Best 19th Century Oriental Rugs Show Same Strength as Other Top Traditional Art and Antiques

Jan David Winitz, president of Claremont Rug Company, today revealed that the percentage of his sales to “experienced connoisseurs” has grown steadily since last summer.

“Collectible rugs with deep artistic merit are selling strongly,” said Winitz, who founded Claremont in 1980. “Not unexpectedly, savvy buyers continue to recognize the unique opportunity that arises whenever rugs of rare magnitude become available.”

Winitz also said that in the past five months Claremont has completed eight projects in which clients worked with him to furnish their entire homes with fine rugs, up from five in the first eight months of 2008. He said he is also beginning work on two more “whole-home projects,” one in Arizona and another in the UK.

“Many of our knowledgeable clients come to us with a dual motivation: to exquisitely decorate their homes and to build collections of rugs that will continue to increase in rarity and desirability,” Winitz said.

Because of this vigorous interest, Winitz revealed that he has added three new buyers to his international team and has redoubled his efforts to acquire the finest private collections to meet the demand.

Winitz also announced that sales of rugs from a 70-piece lot of art-level antique rugs acquired last month from the UK and Italian homes of a London-based family have been “extremely brisk.” The rugs range in value from $20,000 to $325,000 and many had been off the market for three to five decades.

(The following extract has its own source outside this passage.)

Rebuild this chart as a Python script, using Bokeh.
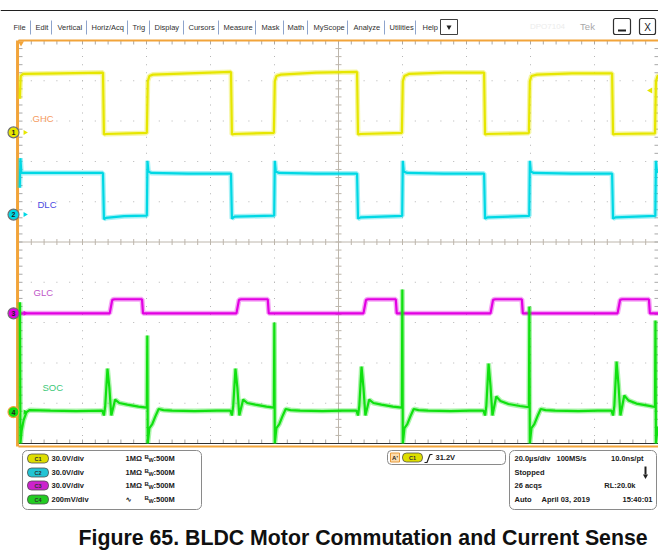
from bokeh.plotting import figure
from bokeh.models import Range1d
from bokeh.core.properties import value
from bokeh.embed import file_html
from bokeh.resources import INLINE
import numpy as np

# ---------------- data ----------------
TIME_PER_DIV_US = 20.0
N_HDIV = 10
N_VDIV = 10
CH_NAMES = ["GHC", "DLC", "GLC", "SOC"]
CH_SCALE = [30.0, 30.0, 30.0, 200.0]        # per division: V, V, V, mV
CH_POS_DIV = [2.72, 0.68, -1.77, -4.22]     # ground-marker position of each channel (div)
CH_COLOR = ["#e6e600", "#00d8e4", "#e200e2", "#10e010"]

# CH1  GHC (V)
GHC_T = [0.4, 0.7, 1.5, 13.0, 26.4, 26.7, 27.5, 40.1, 40.4, 40.9, 42.0, 53.0,
         66.4, 66.7, 67.5, 79.8, 80.1, 80.6, 82.0, 93.0, 105.8, 106.1, 107.0,
         119.8, 120.1, 120.6, 122.0, 133.0, 145.5, 145.8, 146.6, 159.5, 159.8,
         160.3, 162.0, 173.0, 185.5, 185.8, 186.6, 198.9, 199.2, 199.7, 201.0]
GHC_V = [25, 42, 43.5, 44, 44.5, -1.5, -1.2, -0.4, 38, 42, 43, 44,
         45, -1.5, -1.2, -0.4, 38, 42, 43, 44.5, 45, -1.5, -1.2,
         -0.4, 38, 42, 43.5, 44.5, 44.5, -1.5, -1.2, -0.5, 38,
         42, 43, 44, 44, -1.5, -1.2, -0.8, 38, 42, 43]

# CH2  DLC (V)
DLC_T = [0.4, 0.6, 0.9, 13.0, 26.4, 26.7, 27.3, 33.0, 40.1, 40.3, 40.6, 41.5,
         53.0, 66.4, 66.7, 67.5, 79.9, 80.1, 80.4, 81.5, 93.0, 105.8, 106.1,
         107.0, 119.9, 120.1, 120.4, 121.5, 133.0, 145.5, 145.8, 146.6, 159.6,
         159.8, 160.1, 161.0, 173.0, 185.5, 185.8, 186.6, 199.0, 199.2, 199.5, 200.5]
DLC_V = [20, 42, 31, 31, 31, -3.5, -2.5, -1.2, -0.8, 40, 32, 31,
         30.5, 30.5, -3, -1.5, -0.8, 40, 32, 31, 30.5, 30.5, -3,
         -2, -1, 40, 32, 31, 30.5, 30.5, -3, -2, -1,
         40, 32, 31, 30.5, 30.5, -3, -2, -1, 40, 32, 31]

# CH3  GLC (V)
GLC_T = [0.3, 28.5, 29.3, 30.0, 38.6, 38.9, 68.1, 68.9, 69.6, 77.9, 78.2,
         107.8, 108.6, 109.3, 117.9, 118.2, 147.5, 148.3, 149.0, 157.3, 157.6,
         187.2, 188.0, 188.7, 197.0, 197.3, 201.0]
GLC_V = [0, 0, 10, 10.5, 10.5, 0, 0, 10, 10.5, 10.5, 0,
         0, 10, 10.5, 10.5, 0, 0, 10, 10.5, 10.5, 0,
         0, 10, 10.5, 10.5, 0, 0]

# CH4  SOC (mV)
SOC_T = [0.45, 0.6, 1.0, 1.6, 2.5, 3.5,
         10, 18, 26.2, 26.7, 27.1, 27.8, 28.4, 29.0, 30.2, 31.5, 34.0, 37.5, 40.1, 40.25, 40.4, 40.9, 41.8, 42.8, 43.8, 45.3, 48.0,
         55, 62, 66.2, 66.7, 67.1, 67.8, 68.4, 69.0, 70.2, 71.5, 74.0, 77.5, 79.8, 79.95, 80.1, 80.6, 81.5, 82.5, 83.5, 85.0, 88.0,
         95, 101, 105.6, 106.1, 106.5, 107.2, 107.8, 108.4, 109.6, 110.9, 113.4, 117.0, 119.8, 119.95, 120.1, 120.6, 121.5, 122.5, 123.5, 125.0, 128.0,
         135, 141, 145.3, 145.8, 146.2, 146.9, 147.5, 148.1, 149.3, 150.6, 153.1, 156.7, 159.5, 159.65, 159.8, 160.3, 161.2, 162.2, 163.2, 164.7, 167.7,
         175, 181, 185.3, 185.8, 186.2, 186.9, 187.5, 188.1, 189.3, 190.6, 193.1, 196.7, 198.9, 199.05, 199.2, 199.7, 200.6]
SOC_MV = [545, -156, -90, -40, 0, 10,
          7, 5, 7, -17, 30, 216, 120, -17, 62, 45, 37, 27, 22, 380, -156, -80, -60, -20, 15, 10, 7,
          5, 7, 7, -17, 30, 216, 120, -17, 62, 45, 37, 27, 22, 444, -156, -80, -60, -20, 15, 10, 7,
          5, 7, 7, -17, 30, 226, 120, -17, 62, 45, 37, 27, 22, 608, -156, -80, -60, -20, 15, 10, 7,
          5, 7, 7, -17, 30, 241, 130, -17, 77, 55, 40, 30, 24, 524, -156, -80, -60, -20, 15, 10, 7,
          5, 7, 7, -17, 30, 251, 135, -17, 82, 58, 42, 32, 25, 454, -156, -80, -60]

TRACES = [(GHC_T, GHC_V), (DLC_T, DLC_V), (GLC_T, GLC_V), (SOC_T, SOC_MV)]

SETTINGS = [("C1", "30.0V/div", "1MΩ"), ("C2", "30.0V/div", "1MΩ"),
            ("C3", "30.0V/div", "1MΩ"), ("C4", "200mV/div", "∿")]
BANDWIDTH = "500M"
TRIG_LEVEL = "31.2V"
HORIZ = ["20.0µs/div", "100MS/s", "10.0ns/pt"]
ACQ = ["Stopped", "26 acqs", "RL:20.0k", "Auto", "April 03, 2019", "15:40:01"]
MENU = ["File", "Edit", "Vertical", "Horiz/Acq", "Trig", "Display", "Cursors",
        "Measure", "Mask", "Math", "MyScope", "Analyze", "Utilities", "Help"]
CAPTION = "Figure 65. BLDC Motor Commutation and Current Sense"

# ---------------- layout ----------------
W, H = 658, 554
PX_L, PX_T = 0, 0                      # canvas origin in screenshot pixels
GX0, GX1, GY0, GY1 = 18, 658, 40, 443  # graticule, screenshot pixels
us_per_px = TIME_PER_DIV_US * N_HDIV / (GX1 - GX0)
px_per_div = (GY1 - GY0) / N_VDIV
yc = (GY0 + GY1) / 2.0
T_END = TIME_PER_DIV_US * N_HDIV
HALF = N_VDIV / 2

p = figure(width=W, height=H, title=None,
           x_range=Range1d((PX_L - GX0) * us_per_px, (PX_L + W - GX0) * us_per_px),
           y_range=Range1d((yc - (PX_T + H)) / px_per_div, (yc - PX_T) / px_per_div),
           output_backend="svg", toolbar_location=None,
           x_axis_type=None, y_axis_type=None, min_border=0,
           outline_line_color=None, background_fill_color="white",
           border_fill_color="white")
p.extra_x_ranges = {"px": Range1d(PX_L, PX_L + W)}
p.extra_y_ranges = {"py": Range1d(PX_T + H, PX_T)}
PX = dict(x_range_name="px", y_range_name="py")

def txt(x, y, s, size, color="#202020", bold=False, align="left",
        font="Liberation Sans", baseline="middle"):
    p.text(x=[x], y=[y], text=[s], text_font=value(font),
           text_font_size=f"{size}px", text_color=color,
           text_font_style="bold" if bold else "normal",
           text_align=align, text_baseline=baseline, **PX)

# ---------------- graticule ----------------
GRID = "#b4b4b4"
minor_t = np.arange(0, T_END + 0.01, TIME_PER_DIV_US / 5)
minor_d = np.arange(-HALF, HALF + 0.01, 0.2)
vx, vy = [], []
for k in range(1, N_HDIV):
    if k == N_HDIV // 2:
        continue
    for d in minor_d:
        vx.append(k * TIME_PER_DIV_US); vy.append(d)
for k in range(-int(HALF) + 1, int(HALF)):
    if k == 0:
        continue
    for t in minor_t:
        vx.append(t); vy.append(k)
p.rect(vx, vy, width=1, height=1, width_units="screen", height_units="screen",
       fill_color=GRID, line_color=None)

CC = "#bdb6ac"
p.segment([T_END / 2], [-HALF], [T_END / 2], [HALF], line_color=CC, line_width=1)
p.segment([0], [0], [T_END], [0], line_color=CC, line_width=1)
tick_t = 3 * us_per_px
tick_d = 3 / px_per_div
p.segment([T_END / 2 - tick_t] * len(minor_d), list(minor_d),
          [T_END / 2 + tick_t] * len(minor_d), list(minor_d), line_color=CC)
p.segment(list(minor_t), [-tick_d] * len(minor_t), list(minor_t), [tick_d] * len(minor_t),
          line_color=CC)
p.segment(list(minor_t), [HALF] * len(minor_t), list(minor_t), [HALF - 4 / px_per_div] * len(minor_t),
          line_color="#a8a8a8")
p.segment(list(minor_t), [-HALF] * len(minor_t), list(minor_t), [-HALF + 4 / px_per_div] * len(minor_t),
          line_color="#a8a8a8")
p.segment([0] * len(minor_d), list(minor_d), [4 * us_per_px] * len(minor_d), list(minor_d),
          line_color="#a8a8a8")
p.segment([T_END] * len(minor_d), list(minor_d), [T_END - 4 * us_per_px] * len(minor_d), list(minor_d),
          line_color="#a8a8a8")
p.segment([0], [HALF], [T_END], [HALF], line_color="#f2a43a", line_width=2)
p.segment([0], [-HALF], [T_END], [-HALF], line_color="#303030", line_width=1)
p.segment([0], [-HALF - 3 / px_per_div], [T_END], [-HALF - 3 / px_per_div],
          line_color="#f2a43a", line_width=2)
p.segment([-0.3], [HALF], [-0.3], [-HALF - 3 / px_per_div], line_color="#f2a43a", line_width=3)

# ---------------- traces ----------------
for (tt, vv), pos, sc, col in zip(TRACES, CH_POS_DIV, CH_SCALE, CH_COLOR):
    ys = [pos + v / sc for v in vv]
    p.line(tt, ys, line_color=col, line_width=5, line_alpha=0.35)
    p.line(tt, ys, line_color=col, line_width=2.2)

MX = 13
p.scatter([MX] * 4, CH_POS_DIV, marker="circle", size=11, fill_color=CH_COLOR,
          line_color=["#707070", "#707070", "#707070", "#f2a43a"], line_width=1.2,
          x_range_name="px")
p.text([MX] * 4, CH_POS_DIV, text=["1", "2", "3", "4"], text_font=value("Liberation Sans"),
       text_font_size="7px", text_font_style="bold", text_align="center",
       text_baseline="middle", text_color="#202020", x_range_name="px")
p.scatter([24.5] * 4, CH_POS_DIV, marker="triangle", angle=-np.pi / 2, size=5,
          fill_color=CH_COLOR, line_color=None, x_range_name="px")

LBL_POS = [(32, 118), (37, 204), (33, 292), (42, 387)]
LBL_COL = ["#f59a5e", "#4a4ae0", "#c055c8", "#3cc878"]
for name, (lx, ly), lc in zip(CH_NAMES, LBL_POS, LBL_COL):
    txt(lx, ly, name, 9.5, color=lc)

p.scatter([20.5], [42.5], marker="triangle", angle=np.pi, size=6, fill_color="#f2a43a",
          line_color=None, **PX)
p.scatter([650], [90], marker="triangle", angle=np.pi / 2, size=6, fill_color=CH_COLOR[0],
          line_color=None, **PX)

# ---------------- menu bar ----------------
p.segment([PX_L], [10], [PX_L + W], [10], line_color="#202020", line_width=1, **PX)
MENU_X = [13, 35, 57, 91, 132, 154, 188, 223, 261, 287, 313, 353, 389, 422]
SEP_X = [30, 51, 86, 127, 149, 183, 218, 255, 283, 307, 347, 384, 415]
for mx, m in zip(MENU_X, MENU):
    txt(mx, 27, m, 7.5, color="#303030")
p.segment(SEP_X, [20] * len(SEP_X), SEP_X, [34] * len(SEP_X), line_color="#8ea4cc", line_width=1, **PX)
p.quad(left=[440], right=[457], top=[19], bottom=[34], fill_color="white",
       line_color="#404040", line_width=1, **PX)
p.scatter([448.5], [26.5], marker="triangle", angle=np.pi, size=5, fill_color="#202020",
          line_color=None, **PX)
txt(547, 26, "DPO7104", 8, color="#ececec", align="center")
txt(587, 26, "Tek", 9.5, color="#a8a8a8", align="center")
p.quad(left=[613, 639], right=[630, 655], top=[18, 18], bottom=[34, 34], fill_color="white",
       line_color="#303030", line_width=1.2, border_radius=2, **PX)
p.segment([617.5], [30], [625.5], [30], line_color="#202020", line_width=2, **PX)
txt(647, 26.5, "X", 10, color="#202020", align="center")

# ---------------- info boxes ----------------
BOX = "#8a8a8a"
p.quad(left=[22], right=[201], top=[450], bottom=[509], fill_color="white",
       line_color=BOX, line_width=1, border_radius=5, **PX)
BADGE = ["#dede00", "#22c4d4", "#cc22cc", "#22cc22"]
ROW_Y = [458, 472, 485, 499]
p.quad(left=[27] * 4, right=[48] * 4, top=[y - 4.5 for y in ROW_Y],
       bottom=[y + 4.5 for y in ROW_Y], fill_color=BADGE, line_color="#505050",
       line_width=0.8, border_radius=4, **PX)
for (cn, vd, imp), ry in zip(SETTINGS, ROW_Y):
    txt(37.5, ry, cn, 5.5, color="#303030", bold=True, align="center")
    txt(51, ry, vd, 7.5, bold=True)
    txt(125, ry, imp, 7.5, bold=True, font="DejaVu Sans" if imp == "∿" else "Liberation Sans")
    txt(144, ry - 2, "B", 6, bold=True)
    txt(148, ry + 1.5, "W", 5.5, bold=True)
    txt(153, ry, ":" + BANDWIDTH, 7.5, bold=True)

p.quad(left=[387], right=[505], top=[450], bottom=[464], fill_color="white",
       line_color=BOX, line_width=1, border_radius=4, **PX)
p.quad(left=[390], right=[399], top=[452.5], bottom=[461.5], fill_color="#fbdcae",
       line_color="#e79a3a", line_width=1, **PX)
txt(394.5, 457, "A'", 6, bold=True, align="center")
p.quad(left=[402], right=[422], top=[452.5], bottom=[461.5], fill_color=BADGE[0],
       line_color="#505050", line_width=0.8, border_radius=4, **PX)
txt(412, 457, "C1", 5.5, bold=True, align="center", color="#303030")
p.line([424, 426.5, 429.5, 432], [462, 462, 454, 454], line_color="#202020", line_width=1.2, **PX)
txt(435, 457, TRIG_LEVEL, 7.5, bold=True)

p.quad(left=[509], right=[656], top=[450], bottom=[509], fill_color="white",
       line_color=BOX, line_width=1, border_radius=5, **PX)
txt(514, 458, HORIZ[0], 7.5, bold=True)
txt(556, 458, HORIZ[1], 7.5, bold=True)
txt(643, 458, HORIZ[2], 7.5, bold=True, align="right")
txt(514, 472, ACQ[0], 7.5, bold=True)
p.segment([645], [466], [645], [474], line_color="#202020", line_width=2, **PX)
p.scatter([645], [475.5], marker="triangle", angle=np.pi, size=5, fill_color="#202020",
          line_color=None, **PX)
txt(514, 485, ACQ[1], 7.5, bold=True)
txt(635, 485, ACQ[2], 7.5, bold=True, align="right")
txt(514, 499, ACQ[3], 7.5, bold=True)
txt(541, 499, ACQ[4], 7.5, bold=True)
txt(652, 499, ACQ[5], 7.5, bold=True, align="right")

txt(78, 537, CAPTION, 21.3, bold=True, color="#101010", baseline="alphabetic")

open("out.html", "w").write(file_html(p, INLINE))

Winitz said, “There has been strong activity in all levels of the collection, but the pieces in the “best-of-the-best category” have generated the greatest interest.” He mentioned that 15 rugs he described as “among the very finest of their types” were placed with the first clients who saw them.

Winitz said that interest in rare 18th and 19th-century Oriental rugs has demonstrated “a steadiness and stability” since J.P. Morgan, John Paul Getty, J.D. Rockefeller, and other prominent Americans built their collections in the early 20th century. He stressed, “The difference today is the profound lack of an ongoing supply of great rugs, which continues to dwindle as connoisseurs acquire them for their homes and collections.”

Winitz’s niche is experiencing the same phenomenon as other long-established collector categories. Souren Melikian, International Editor of Art + Auction reported in its February 2009 issue, “Major rarities continue to sell at top dollar, fueled by the knowledge of their scarcity – Rare works of the highest quality were being chased with as much enthusiasm as ever.”

Winitz also sees that a factor in his ongoing success is Claremont’s long standing at the forefront of the antique rug market. Similarly, The Wall Street Journal reported last month that in the Fine Arts field that art connoisseurs now “cozy up to experienced galleries.”

The strength of art and antiques niches that serve a serious collector base reflects the findings of the highly respected Mei Moses Fine Art Index, which reports, “Over the last three millennia there has never been a time when art was not important and appreciated.”

Winitz called the best antique rugs “undiscovered art.” He said, “Many art collectors are now acknowledging rugs as objects of equal or greater impact as other long-established art forms at a fraction of the price. The allure of these tangible assets has strengthened as clients turn their attention to principal protection.”